1723 [15]05 juli 29 (in onser stat Wageningen op dinxdach post Jacobi apostoli)
Kairle, hertog van Gelre enz. aan Berndt van Holthuyss, schout, en de stad Zutphen.
Mededeling dat hij vrede heeft gesloten met de koning van Castilien en andere vijanden, met bevel alle vijandelijkheden te staken en de krijgslieden af te danken.
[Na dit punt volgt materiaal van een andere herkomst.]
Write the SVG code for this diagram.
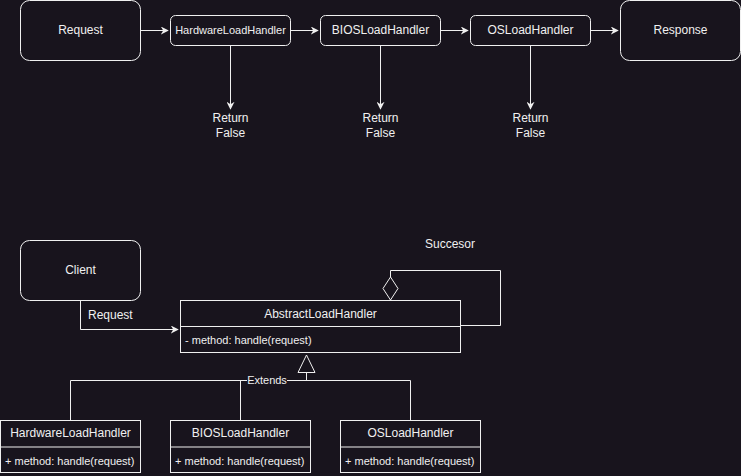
<svg xmlns="http://www.w3.org/2000/svg" width="741" height="476" viewBox="0 0 741 476">
<defs>
<style>
text{font-family:"Liberation Sans",Arial,sans-serif;font-size:12px;fill:#f0f0f0}
.c{text-anchor:middle}
.box{fill:#18141d;stroke:#f0f0f0;stroke-width:1}
.ln{fill:none;stroke:#f0f0f0;stroke-width:1}
</style>
<marker id="arr" viewBox="0 0 10 10" refX="9" refY="5" markerWidth="8" markerHeight="8" markerUnits="userSpaceOnUse" orient="auto">
<path d="M0,0 L10,5 L0,10 L3,5 Z" fill="#f0f0f0"/>
</marker>
</defs>
<rect width="741" height="476" fill="#18141d"/>
<g id="connectors">
<path class="ln" d="M140.5,30.5 H168" marker-end="url(#arr)"/>
<path class="ln" d="M290.5,30.5 H318" marker-end="url(#arr)"/>
<path class="ln" d="M440.5,30.5 H468" marker-end="url(#arr)"/>
<path class="ln" d="M590.5,30.5 H618" marker-end="url(#arr)"/>
<path class="ln" d="M230.5,45.5 V109" marker-end="url(#arr)"/>
<path class="ln" d="M380.5,45.5 V109" marker-end="url(#arr)"/>
<path class="ln" d="M530.5,45.5 V109" marker-end="url(#arr)"/>
<path class="ln" d="M80.5,300.5 V329.5 H178" marker-end="url(#arr)"/>
<text x="88" y="319">Request</text>
<path class="ln" d="M460.5,325.5 H500.5 V270.5 H390.5 V277"/>
<path class="box" d="M390.5,277 L398,288.5 L390.5,300 L383,288.5 Z"/>
<path class="ln" d="M70.5,420 V380.5 H410.5 V420 M240.5,380.5 V420 M306.5,380.5 V372.5"/>
<path class="box" d="M306.5,355 L315,372.5 L298,372.5 Z"/>
<rect x="247" y="374" width="40" height="12" fill="#18141d"/>
<text class="c" x="267" y="384" style="font-size:11px">Extends</text>
</g>
<g id="request"><rect class="box" x="20.5" y="0.5" width="120" height="60" rx="9"/><text class="c" x="80.5" y="34">Request</text></g>
<g id="hw"><rect class="box" x="170.5" y="15.5" width="120" height="30" rx="5"/><text class="c" x="230.5" y="34" style="font-size:11px">HardwareLoadHandler</text></g>
<g id="bios"><rect class="box" x="320.5" y="15.5" width="120" height="30" rx="5"/><text class="c" x="380.5" y="34">BIOSLoadHandler</text></g>
<g id="os"><rect class="box" x="470.5" y="15.5" width="120" height="30" rx="5"/><text class="c" x="530.5" y="34">OSLoadHandler</text></g>
<g id="response"><rect class="box" x="620.5" y="0.5" width="120" height="60" rx="9"/><text class="c" x="680.5" y="34">Response</text></g>
<g id="rf1"><text class="c" x="230.5" y="122">Return</text><text class="c" x="230.5" y="137">False</text></g>
<g id="rf2"><text class="c" x="380.5" y="122">Return</text><text class="c" x="380.5" y="137">False</text></g>
<g id="rf3"><text class="c" x="530.5" y="122">Return</text><text class="c" x="530.5" y="137">False</text></g>
<g id="client"><rect class="box" x="20.5" y="240.5" width="120" height="60" rx="9"/><text class="c" x="80.5" y="274">Client</text></g>
<g id="succ"><text class="c" x="450" y="248">Succesor</text></g>
<g id="abstract"><rect class="box" x="180.5" y="300.5" width="280" height="52"/><line class="ln" x1="180.5" y1="326.5" x2="460.5" y2="326.5"/><text class="c" x="320.5" y="318">AbstractLoadHandler</text><text x="185" y="344" style="font-size:11px">- method: handle(request)</text></g>
<g id="hw2"><rect class="box" x="0.5" y="420.5" width="140" height="52"/><line class="ln" x1="0.5" y1="447" x2="140.5" y2="447"/><text class="c" x="70.5" y="437">HardwareLoadHandler</text><text x="5" y="465" style="font-size:11px">+ method: handle(request)</text></g>
<g id="bios2"><rect class="box" x="170.5" y="420.5" width="140" height="52"/><line class="ln" x1="170.5" y1="447" x2="310.5" y2="447"/><text class="c" x="240.5" y="437">BIOSLoadHandler</text><text x="175" y="465" style="font-size:11px">+ method: handle(request)</text></g>
<g id="os2"><rect class="box" x="340.5" y="420.5" width="140" height="52"/><line class="ln" x1="340.5" y1="447" x2="480.5" y2="447"/><text class="c" x="410.5" y="437">OSLoadHandler</text><text x="345" y="465" style="font-size:11px">+ method: handle(request)</text></g>
</svg>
Wat ons natuurlijk bijzonder interesseert: Gerrit Ruyter, wie was hij?
In de delegatie waren verschillende bevolkingsgroepen van de stad vertegenwoordigd. We nemen aan dat Gerrit als vertegenwoordiger van de burgers aanwezig was; immers, hij wordt als laatste genoemd.
In de stamboom van de Zutphense Ruyters zijn er vier gegadigden, zie hiernaast:

Belangrijk in dit verband lijkt me een eerder artikel "Ruyters in het stadbestuur, deel 1", waarin we (precies in hetzelfde jaar 1505) twee Ruyters tegenkomen die als vertegenwoordigers van de burgerbevolking van Zutphen worden opgevoerd:
  • Gert Ruyter Henrixs
  • Gert Ruyter Janss


Als we erop (opnieuw) vanuit gaan dat de volgorde van belangrijk naar minder belangrijk loopt, moet het bij de gezochte Gerrit Ruyter dus gaan om Gerrit Henricks Ruyter, geboren circa 1455, getrouwd circa 1485 met Wysa. In het overzicht hiernaast staat hij bovenaan.

Bronnen

HET OUD-ARCHIEF VAN DE GEMEENTE ZUTPHEN - REGESTENLIJST VAN BRIEVEN ca. 1350-1550
Deze brieven zijn genummerd, en de gebruikte brieven / rekesten heb ik in de tekst tussen blokhaken aangegeven.